The recipients in India were unfamiliar with any of the languages or dialects of the area but they were impressed by the fact that Howard-Bury had thought whatever it might be, important enough to cable a report, so they appealed to a sort of fount of universal wisdom for help. This was a remarkable gentleman named Mr. Henry Newman who has for years written a most fascinating column in the Calcutta Statesman on almost every conceivable subject and who has the most incredible fund of information at his finger tips. This gentleman, however, did not really know the local languages or dialects of eastern Tibet and Nepal either, but this did not deter him from giving an immediate translation of this metch kangmi which, he stated categorically, was Tibetan for an “abominable snowman.” The result was like the explosion of an atom bomb.
Nobody, and notably the press, could possibly pass up any such delicious term. They seized upon it with the utmost avidity, and bestowed upon it enormous mileage but almost without anything concrete to report. The British press gulped this up and the public was delighted. Then there came a lull in the storm. During this time, it now transpires, a number of eager persons started a fairly systematic search for previous reports on these abominable creatures, and they came up with sufficient to convince their editors that the story was not just a flash in a pan, but a full-fledged mystery that had actually been going on for years.
Wikipedia also summarizes what occurred (with reams of references and sources):
The appellation “Abominable Snowman” was coined in 1921, the same year Lieutenant-Colonel Charles Howard-Bury led the joint Alpine Club and Royal Geographical Society ”Everest Reconnaissance Expedition” which he chronicled in Mount Everest The Reconnaissance, 1921. In the book, Howard-Bury includes an account of crossing the “Lhakpa-la” at 21,000 ft (6,400 m) where he found footprints that he believed “were probably caused by a large ‘loping’ grey wolf, which in the soft snow formed double tracks rather like a those of a bare-footed man”. He adds that his Sherpa guides “at once volunteered that the tracks must be that of ‘The Wild Man of the Snows’, to which they gave the name ‘metoh-kangmi’”. ”Metoh” translates as “man-bear” and “Kang-mi” translates as “snowman”.

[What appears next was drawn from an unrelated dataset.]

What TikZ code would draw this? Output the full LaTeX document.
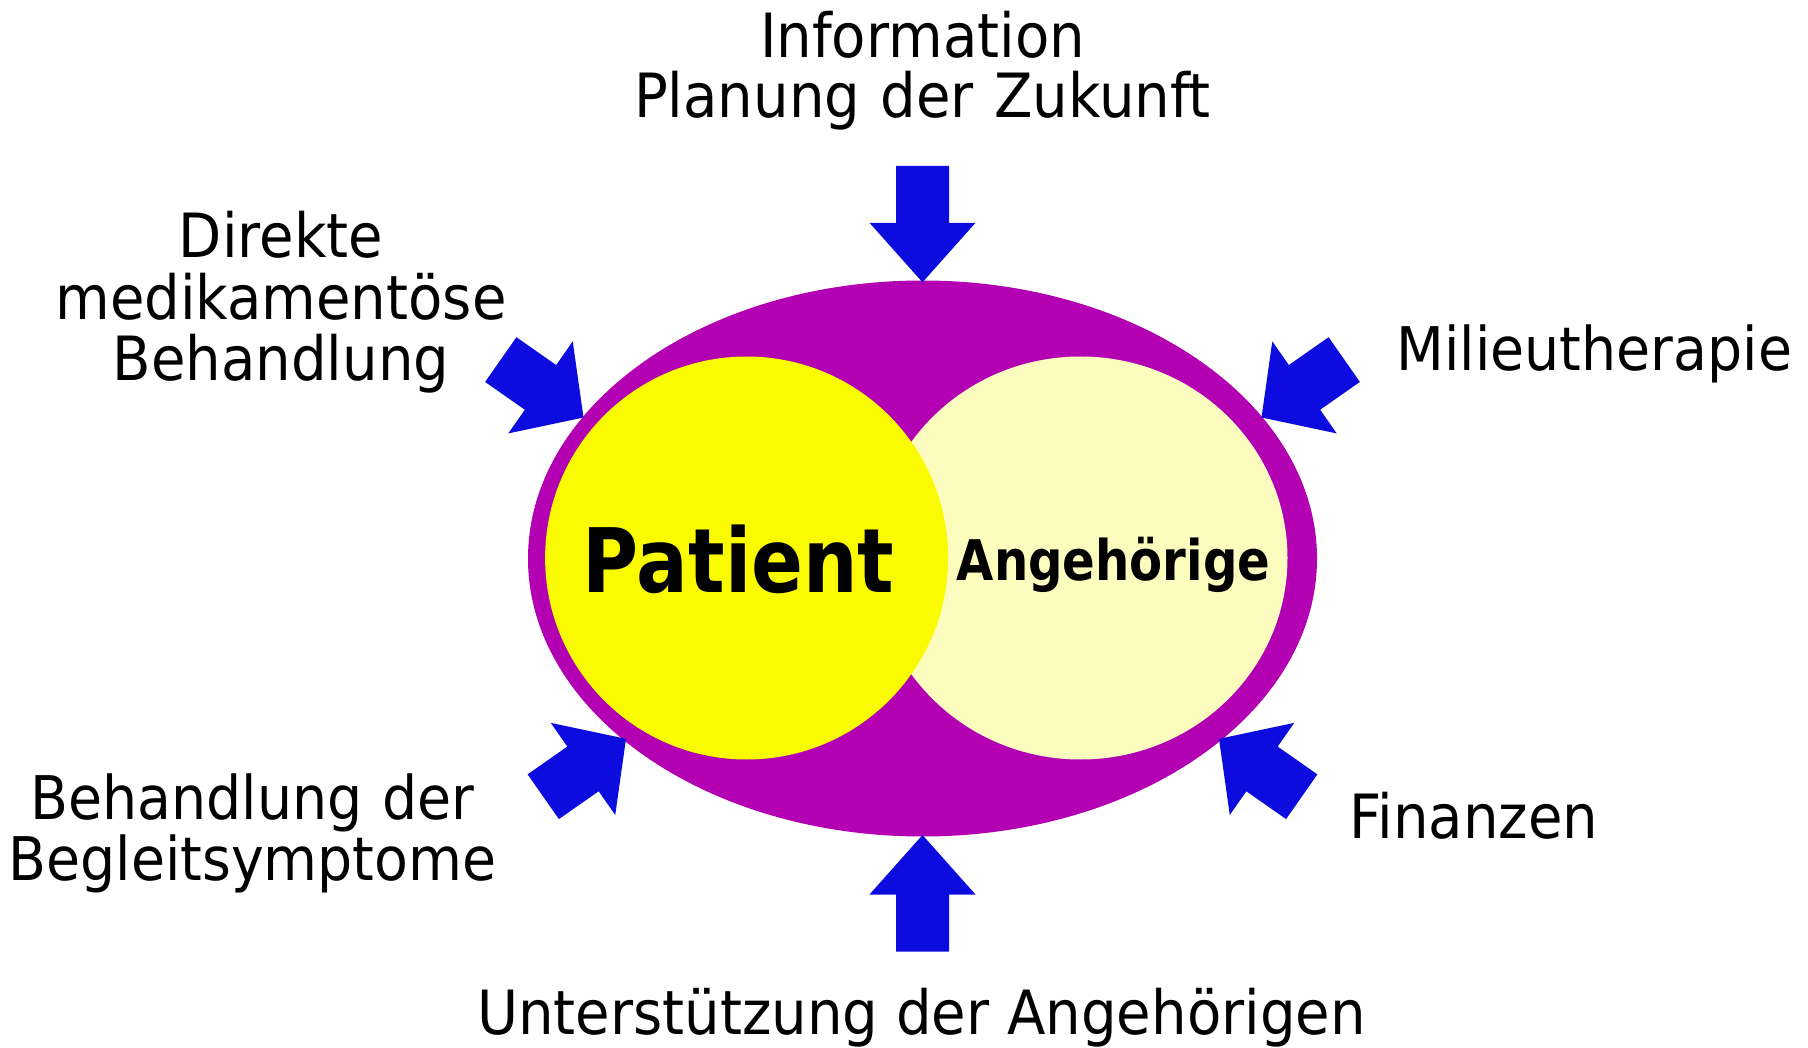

Confusion exists between Howard-Bury’s recitation of the term “metoh-kangmi” and the term used in Bill Tilman’s book Mount Everest, 1938 where Tilman had used the words “metch”, which does not exist in the Tibetan language, and “kangmi” when relating the coining of the term “Abominable Snowman”. Further evidence of “metch” being a misnomer is provided by Tibetan language authority Professor David Snellgrove from theSchool of Oriental and African Studies at the University of London (ca. 1956), who dismissed the word “metch” as impossible, because the consonants “t-c-h” cannot be conjoined in the Tibetan language.” Documentation suggests that the term “metch-kangmi” is derived from one source (from the year 1921). It has been suggested that “metch” is simply a misspelling of “metoh”.

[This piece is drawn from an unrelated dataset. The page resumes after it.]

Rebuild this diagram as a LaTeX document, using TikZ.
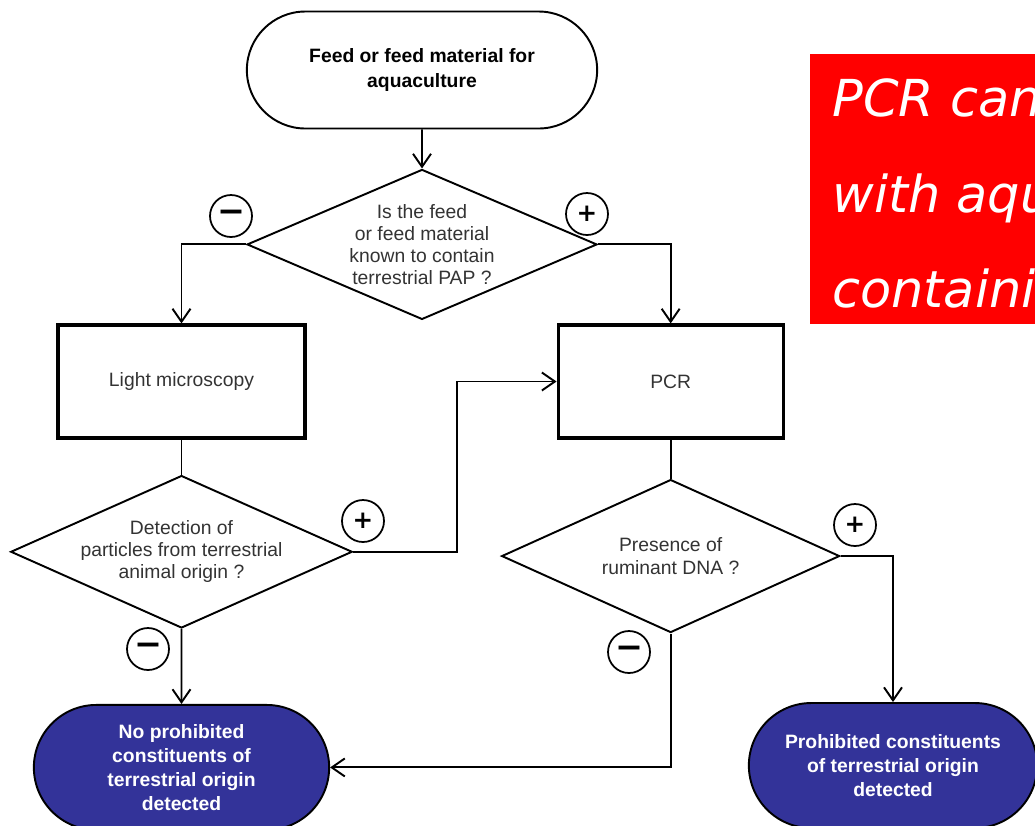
\documentclass[tikz,border=0pt]{standalone}
\usepackage{fontspec}
\setmainfont{Liberation Sans}
\newfontfamily\signfont{DejaVu Sans}
\newfontfamily\bannerfont{DejaVu Sans}
\usetikzlibrary{shapes.geometric,shapes.misc,arrows.meta,positioning}
\definecolor{termblue}{HTML}{333399}
\definecolor{qgray}{HTML}{333333}

\begin{document}
\begin{tikzpicture}[node distance=0.78cm,every node/.style={align=center,font=\fontsize{11}{12.6}\selectfont},
term/.style={draw,rounded rectangle,line width=1.1pt,minimum width=7.24cm,minimum height=2.34cm,font=\fontsize{11}{13.7}\selectfont\bfseries},
endterm/.style={term,fill=termblue,text=white,minimum height=2.5cm},
decision/.style={draw,diamond,line width=1.1pt,inner sep=0pt,text=qgray},
proc/.style={draw,line width=1.8pt,minimum height=2.26cm,text=qgray},
sign/.style={draw,circle,line width=1pt,minimum size=0.84cm,inner sep=0pt,font=\signfont\bfseries},
banner/.style={text=white,inner sep=0pt,anchor=base west,font=\bannerfont\itshape\fontsize{29}{29}\selectfont},
flow/.style={line width=1.1pt,-{Straight Barb[length=2.6mm,width=3.6mm]}},
link/.style={line width=1.1pt}]
\useasboundingbox(0,0)rectangle(20.7,-16.5);
\clip(0,0)rectangle(20.7,-16.5);
% flowchart
\node[term](S) at (8.44,-1.4){Feed or feed material for\\aquaculture};
\node[decision,aspect=2.33,minimum width=7cm,minimum height=3cm,below=of S](Q1){Is the feed\\or feed material\\known to contain\\terrestrial PAP ?};
\node[proc,minimum width=4.94cm](LM) at (3.63,-7.63){Light microscopy};
\node[proc,minimum width=4.5cm,right=5cm of LM](PCR){PCR};
\node[decision,aspect=2.24,minimum width=6.82cm,minimum height=3.04cm,below=0.7cm of LM](Q2){Detection of\\particles from terrestrial\\animal origin ?};
\node[decision,aspect=2.2,minimum width=6.76cm,minimum height=3.06cm,below=of PCR](Q3){Presence of\\ruminant DNA ?};
\node[endterm,minimum width=6.14cm,below=1.5cm of Q2](NO){No prohibited\\constituents of\\terrestrial origin\\detected};
\node[endterm,minimum width=6cm](YES) at (17.86,-15.31){Prohibited constituents\\of terrestrial origin\\detected};
% outcome signs
\node[sign](M1) at (4.62,-4.32){\fontsize{19}{19}\selectfont −};
\node[sign](P1) at (11.74,-4.28){\fontsize{14}{14}\selectfont +};
\node[sign](P2) at (7.26,-10.42){\fontsize{14}{14}\selectfont +};
\node[sign](M2) at (2.96,-12.98){\fontsize{19}{19}\selectfont −};
\node[sign](P3) at (17.1,-10.5){\fontsize{14}{14}\selectfont +};
\node[sign](M3) at (12.58,-13.04){\fontsize{19}{19}\selectfont −};
\draw[flow](S)--(Q1);
\draw[flow](Q1.west)-|(LM.north);
\draw[flow](Q1.east)-|(PCR.north);
\draw[link](LM)--(Q2);
\draw[flow](Q2.east)--++(2.08,0)|-(PCR.west);
\draw[flow](Q2)--(NO);
\draw[link](PCR)--(Q3);
\draw[flow](Q3.east)-|(YES.north);
\draw[flow](Q3.south)|-(NO.east);
% red banner
\fill[red](16.2,-1.08)rectangle(20.8,-6.48);
\node[banner](B1) at (16.64,-2.32){PCR can};
\node[banner](B2) at (16.64,-4.24){with aqua};
\node[banner](B3) at (16.64,-6.14){containing};
\end{tikzpicture}
\end{document}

The use of “Abominable Snowman” began when Henry Newman, a longtime contributor to The Statesman in Calcutta, writing under the pen name “Kim”, interviewed the porters of the “Everest Reconnaissance expedition” on their return to Darjeeling. Newman mistranslated the word “metoh” as “filthy”, substituting the term “abominable”, perhaps out of artistic license. As author Bill Tilman recounts, “[Newman] wrote long after in a letter to The Times: The whole story seemed such a joyous creation I sent it to one or two newspapers’”. Source.

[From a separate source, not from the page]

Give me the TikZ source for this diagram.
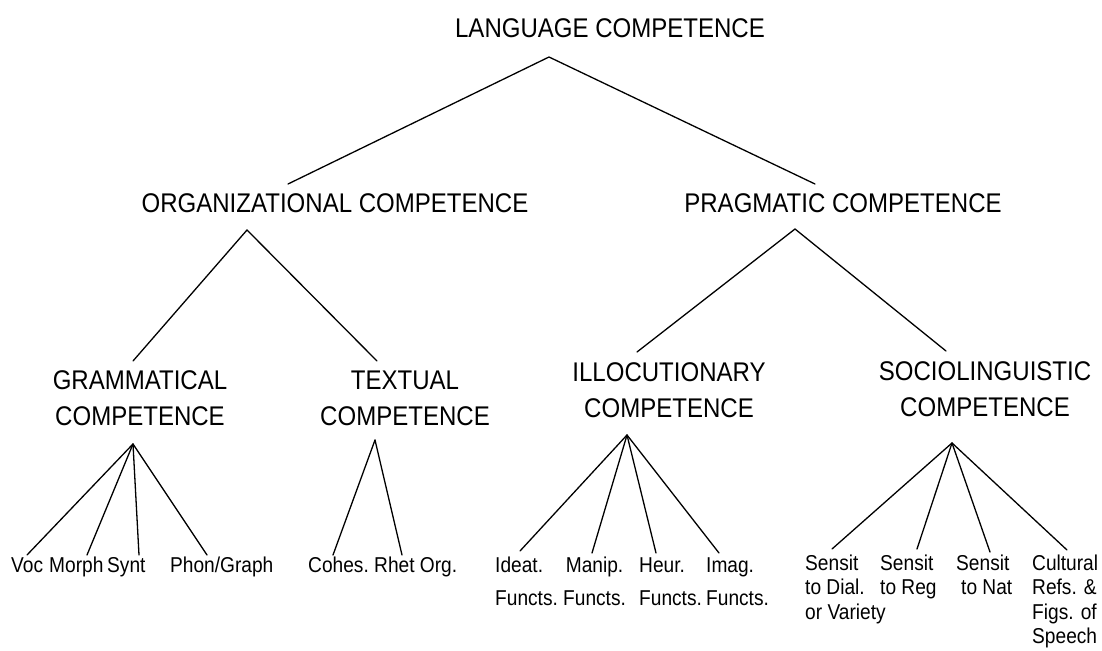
\documentclass[tikz,border=0pt]{standalone}
\usepackage{fontspec}
\setmainfont[FakeStretch=0.89]{Liberation Sans}
\begin{document}
\begin{tikzpicture}[x=1pt,y=-1pt,
  big/.style={font=\fontsize{27}{36}\selectfont, inner sep=0pt, anchor=base},
  leafA/.style={font=\fontsize{21.5}{33}\selectfont, inner sep=0pt, anchor=base west},
  leafB/.style={font=\fontsize{21.5}{24.5}\selectfont, inner sep=0pt, anchor=base west},
  branch/.style={line width=1.3pt, line cap=round, line join=miter}]
\useasboundingbox (0,0) rectangle (1102,650);

% ---- labels ----
\node[big] (lang) at (610,38) {LANGUAGE COMPETENCE};
\node[big] (org) at (335,212) {ORGANIZATIONAL COMPETENCE};
\node[big] (prag) at (843,212) {PRAGMATIC COMPETENCE};
\node[big] (gram) at (140,389) {\begin{tabular}[t]{@{}c@{}}GRAMMATICAL\\COMPETENCE\end{tabular}};
\node[big] (text) at (405,389) {\begin{tabular}[t]{@{}c@{}}TEXTUAL\\COMPETENCE\end{tabular}};
\node[big] (illoc) at (669,381) {\begin{tabular}[t]{@{}c@{}}ILLOCUTIONARY\\COMPETENCE\end{tabular}};
\node[big] (socio) at (985,380) {\begin{tabular}[t]{@{}c@{}}SOCIOLINGUISTIC\\COMPETENCE\end{tabular}};

\node[leafA] (voc) at (11,572) {Voc};
\node[leafA] (morph) at (49,572) {Morph};
\node[leafA] (synt) at (107,572) {Synt};
\node[leafA] (phon) at (170,572) {Phon/Graph};
\node[leafA] (cohes) at (308,572) {Cohes.};
\node[leafA] (rhet) at (374,572) {Rhet Org.};
\node[leafA] (ideat) at (495,572) {\begin{tabular}[t]{@{}l@{}}Ideat.\\Functs.\end{tabular}};
\node[leafA] (manip) at (563,572) {\begin{tabular}[t]{@{}c@{}}Manip.\\Functs.\end{tabular}};
\node[leafA] (heur) at (639,572) {\begin{tabular}[t]{@{}l@{}}Heur.\\Functs.\end{tabular}};
\node[leafA] (imag) at (706,572) {\begin{tabular}[t]{@{}l@{}}Imag.\\Functs.\end{tabular}};
\node[leafB] (dial) at (805,570) {\begin{tabular}[t]{@{}l@{}}Sensit\\to Dial.\\or Variety\end{tabular}};
\node[leafB] (reg) at (880,570) {\begin{tabular}[t]{@{}l@{}}Sensit\\to Reg\end{tabular}};
\node[leafB] (nat) at (956,570) {\begin{tabular}[t]{@{}l@{}}Sensit\\\hspace*{5pt}to Nat\end{tabular}};
\node[leafB] (cult) at (1032,570) {\begin{tabular}[t]{@{}l@{}}Cultural\\Refs. \&\\Figs. of\\Speech\end{tabular}};

% ---- branch points ----
\coordinate (lang-a) at (549,57);
\coordinate (org-t) at (288,184);
\coordinate (prag-t) at (815,184);
\coordinate (org-a) at (247,230);
\coordinate (gram-t) at (133,361);
\coordinate (text-t) at (377,361);
\coordinate (prag-a) at (795,229);
\coordinate (illoc-t) at (637,352);
\coordinate (socio-t) at (946,351);
\coordinate (gram-a) at (133,444);
\coordinate (voc-t) at (27,555);
\coordinate (morph-t) at (87,555);
\coordinate (synt-t) at (139,555);
\coordinate (phon-t) at (207,555);
\coordinate (text-a) at (375,440);
\coordinate (cohes-t) at (333,555);
\coordinate (rhet-t) at (402,555);
\coordinate (illoc-a) at (627,435);
\coordinate (ideat-t) at (520,551);
\coordinate (manip-t) at (592,553);
\coordinate (heur-t) at (656,553);
\coordinate (imag-t) at (719,553);
\coordinate (socio-a) at (952,443);
\coordinate (dial-t) at (832,549);
\coordinate (reg-t) at (917,549);
\coordinate (nat-t) at (990,552);
\coordinate (cult-t) at (1067,550);

% ---- connectors ----
\draw[branch] (org-t) -- (lang-a) -- (prag-t);
\draw[branch] (gram-t) -- (org-a) -- (text-t);
\draw[branch] (illoc-t) -- (prag-a) -- (socio-t);
\foreach \t in {voc,morph,synt,phon} \draw[branch] (gram-a) -- (\t-t);
\foreach \t in {cohes,rhet} \draw[branch] (text-a) -- (\t-t);
\foreach \t in {ideat,manip,heur,imag} \draw[branch] (illoc-a) -- (\t-t);
\foreach \t in {dial,reg,nat,cult} \draw[branch] (socio-a) -- (\t-t);
\end{tikzpicture}
\end{document}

The record is clear that Waddell is part of the early history of the Yeti, but he has nothing to do with the naming of the “Abominable Snowman”:
An early record of reported footprints appeared in 1899 in Laurence Waddell’s Among the Himalayas. Waddell reported his guide’s description of a large apelike creature that left the prints, which Waddell thought were made by a bear. Waddell heard stories of bipedal, apelike creatures but wrote that “none, however, of the many Tibetans I have interrogated on this subject could ever give me an authentic case. On the most superficial investigation it always resolved into something that somebody heard tell of.” Source.
Therefore, the breakdown is thus:
Lieutenant-Colonel Laurence Waddell was one of the first Europeans to see tracks which were tied to being Yeti, in 1899. They were not mentioned in the India media, and the unknown beast making them was identified as a creature that was not called an “abominably smelling man of the snows.” That phrase never actually was used as part of the story of the naming of the Abominable Snowman, except by one individual: Peter Byrne.
Instead, Lieutenant-Colonel Charles Howard-Bury saw actual living forms at a distance, in 1921 (not 1899, as Byrne states), which were identified by his Sherpas as Metoh-Kangmi (not “metah kangmi” as Peter Byrne writes).
Waddell, which Byrne states was the author of the mistakes in the article in India, was not the writer of the news dispatches. It was Henry Newman at the Calcutta Statesman. Byrne did, at least, get the correct newspaper name.
The misnaming of the “Abominable Snowman” is a complex enough story, as it is, without Peter Byrne continuing to complicate the matter by constantly compounding the mistakes with his own creations about “abominably smelling man of the snows,” when odor never came into the picture!
The book is not coming out until sometime late in May. Perhaps the editors at Hancock can go back in and clean up the historical errors in this “guidebook.” Maybe they could have it proofread by some people that actually know the history of cryptozoology, and not just let Peter Byrne’s memory dictate the “facts.”
I look forward to reading the entire book, and seeing where Byrne goes with the rest of his literary journey in his hunt for Yeti, Bigfoot, and Loch Ness Monsters.